= Directions for this task =
The lines to return are those from the one containing "What Plotly code" down to the one containing "import plotly.graph_objects as go", inclusive; return them exactly and nothing else.

= Task material =
-- Start --
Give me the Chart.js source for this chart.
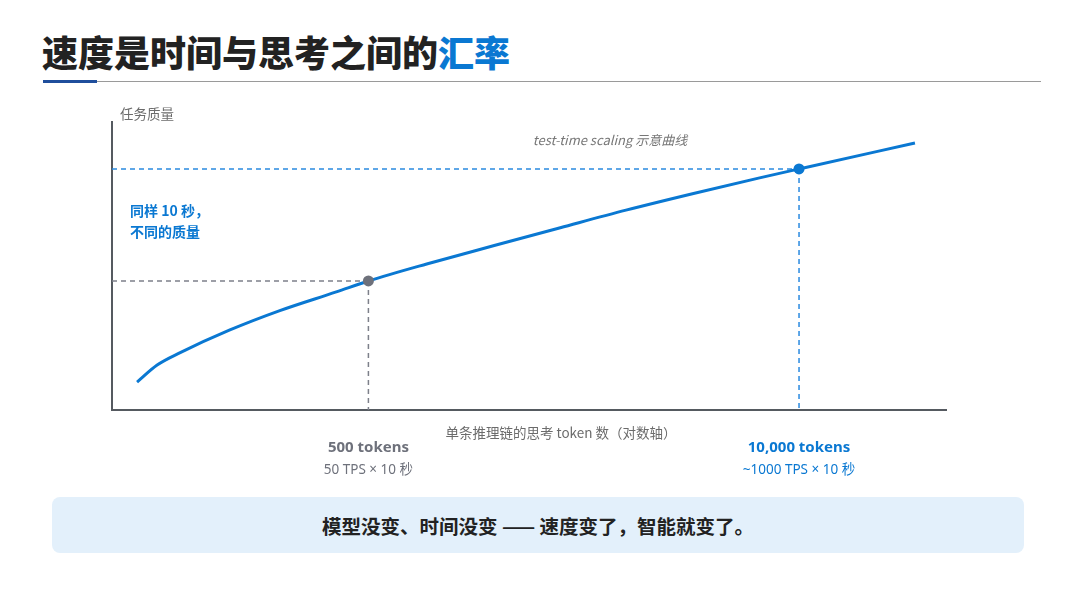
-- End --
-- Start --
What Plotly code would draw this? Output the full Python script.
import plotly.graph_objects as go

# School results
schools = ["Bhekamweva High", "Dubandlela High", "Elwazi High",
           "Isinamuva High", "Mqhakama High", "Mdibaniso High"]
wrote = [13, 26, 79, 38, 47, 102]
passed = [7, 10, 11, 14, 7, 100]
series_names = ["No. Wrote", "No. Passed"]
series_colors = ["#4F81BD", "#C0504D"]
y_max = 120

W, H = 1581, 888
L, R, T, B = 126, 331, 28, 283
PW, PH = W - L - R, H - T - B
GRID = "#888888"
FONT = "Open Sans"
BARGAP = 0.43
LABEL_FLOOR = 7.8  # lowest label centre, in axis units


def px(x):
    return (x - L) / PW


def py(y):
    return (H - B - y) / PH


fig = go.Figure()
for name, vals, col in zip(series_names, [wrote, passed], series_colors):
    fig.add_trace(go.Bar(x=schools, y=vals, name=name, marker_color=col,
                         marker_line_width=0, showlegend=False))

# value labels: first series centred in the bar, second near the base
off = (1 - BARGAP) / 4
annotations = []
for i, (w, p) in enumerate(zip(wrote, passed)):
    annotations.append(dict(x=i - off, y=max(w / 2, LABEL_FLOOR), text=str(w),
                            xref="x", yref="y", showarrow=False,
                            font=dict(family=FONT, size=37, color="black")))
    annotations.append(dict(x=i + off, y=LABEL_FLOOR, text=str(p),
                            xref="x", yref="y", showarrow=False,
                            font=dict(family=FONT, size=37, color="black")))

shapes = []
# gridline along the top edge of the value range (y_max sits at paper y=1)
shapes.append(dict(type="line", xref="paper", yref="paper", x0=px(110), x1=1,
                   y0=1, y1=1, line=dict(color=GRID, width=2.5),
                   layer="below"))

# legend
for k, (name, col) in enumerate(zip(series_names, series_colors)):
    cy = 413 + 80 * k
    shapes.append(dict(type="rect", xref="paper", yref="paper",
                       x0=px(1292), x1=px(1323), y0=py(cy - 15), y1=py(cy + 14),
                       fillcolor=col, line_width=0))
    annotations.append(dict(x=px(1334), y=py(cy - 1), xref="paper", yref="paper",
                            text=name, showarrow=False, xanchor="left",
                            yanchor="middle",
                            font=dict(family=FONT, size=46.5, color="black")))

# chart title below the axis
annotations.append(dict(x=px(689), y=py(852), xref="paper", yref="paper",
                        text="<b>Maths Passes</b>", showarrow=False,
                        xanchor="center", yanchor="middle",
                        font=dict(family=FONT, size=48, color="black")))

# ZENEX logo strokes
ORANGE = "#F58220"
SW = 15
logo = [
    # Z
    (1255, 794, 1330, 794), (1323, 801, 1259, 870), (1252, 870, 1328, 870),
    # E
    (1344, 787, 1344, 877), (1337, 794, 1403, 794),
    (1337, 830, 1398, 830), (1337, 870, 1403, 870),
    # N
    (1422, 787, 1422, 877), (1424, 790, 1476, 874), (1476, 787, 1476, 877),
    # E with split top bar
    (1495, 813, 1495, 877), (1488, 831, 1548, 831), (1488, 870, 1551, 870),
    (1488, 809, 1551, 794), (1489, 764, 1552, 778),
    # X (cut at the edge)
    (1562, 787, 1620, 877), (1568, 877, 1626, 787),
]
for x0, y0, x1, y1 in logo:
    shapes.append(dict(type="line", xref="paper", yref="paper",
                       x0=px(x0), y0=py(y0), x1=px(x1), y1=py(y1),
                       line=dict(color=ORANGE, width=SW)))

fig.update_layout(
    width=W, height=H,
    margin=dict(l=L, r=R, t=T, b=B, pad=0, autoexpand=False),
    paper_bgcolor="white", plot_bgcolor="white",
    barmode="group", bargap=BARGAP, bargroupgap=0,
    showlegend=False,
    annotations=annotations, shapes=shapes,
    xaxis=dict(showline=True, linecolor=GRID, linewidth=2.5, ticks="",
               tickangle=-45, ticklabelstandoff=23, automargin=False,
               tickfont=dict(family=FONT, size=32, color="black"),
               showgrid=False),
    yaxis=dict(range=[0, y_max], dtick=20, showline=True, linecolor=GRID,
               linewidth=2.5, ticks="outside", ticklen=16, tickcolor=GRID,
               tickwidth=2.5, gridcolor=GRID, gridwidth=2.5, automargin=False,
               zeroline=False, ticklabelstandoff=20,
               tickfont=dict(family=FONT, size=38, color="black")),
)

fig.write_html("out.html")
-- End --
-- Start --
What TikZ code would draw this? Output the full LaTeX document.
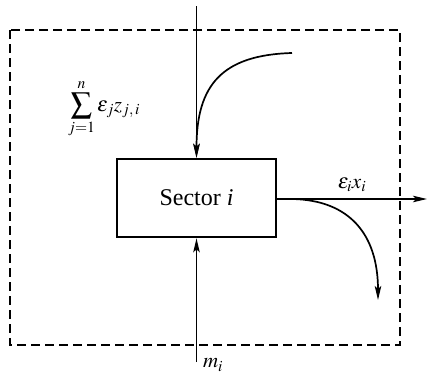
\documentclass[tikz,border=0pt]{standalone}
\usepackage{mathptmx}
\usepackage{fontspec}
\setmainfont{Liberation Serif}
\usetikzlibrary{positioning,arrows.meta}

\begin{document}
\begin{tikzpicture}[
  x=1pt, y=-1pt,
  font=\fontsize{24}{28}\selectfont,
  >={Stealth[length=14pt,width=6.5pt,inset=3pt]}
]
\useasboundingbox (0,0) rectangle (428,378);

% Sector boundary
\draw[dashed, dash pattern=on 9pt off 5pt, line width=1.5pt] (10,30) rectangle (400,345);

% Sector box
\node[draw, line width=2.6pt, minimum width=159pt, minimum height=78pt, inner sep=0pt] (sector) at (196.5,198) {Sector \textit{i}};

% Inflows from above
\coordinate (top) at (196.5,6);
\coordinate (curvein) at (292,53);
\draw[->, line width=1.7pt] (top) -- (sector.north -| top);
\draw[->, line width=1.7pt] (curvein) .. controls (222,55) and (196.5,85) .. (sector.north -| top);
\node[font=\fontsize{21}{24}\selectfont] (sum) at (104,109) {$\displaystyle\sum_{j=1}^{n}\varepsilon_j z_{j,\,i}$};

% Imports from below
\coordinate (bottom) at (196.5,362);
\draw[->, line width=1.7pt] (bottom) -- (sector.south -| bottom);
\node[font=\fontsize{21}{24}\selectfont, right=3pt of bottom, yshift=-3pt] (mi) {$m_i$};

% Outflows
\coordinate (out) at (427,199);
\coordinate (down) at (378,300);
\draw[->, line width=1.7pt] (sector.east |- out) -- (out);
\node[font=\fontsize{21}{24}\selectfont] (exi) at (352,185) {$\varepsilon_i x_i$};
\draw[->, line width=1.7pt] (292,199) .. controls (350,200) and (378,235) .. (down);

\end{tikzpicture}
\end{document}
-- End --
= Finished answer =
What Plotly code would draw this? Output the full Python script.
import plotly.graph_objects as go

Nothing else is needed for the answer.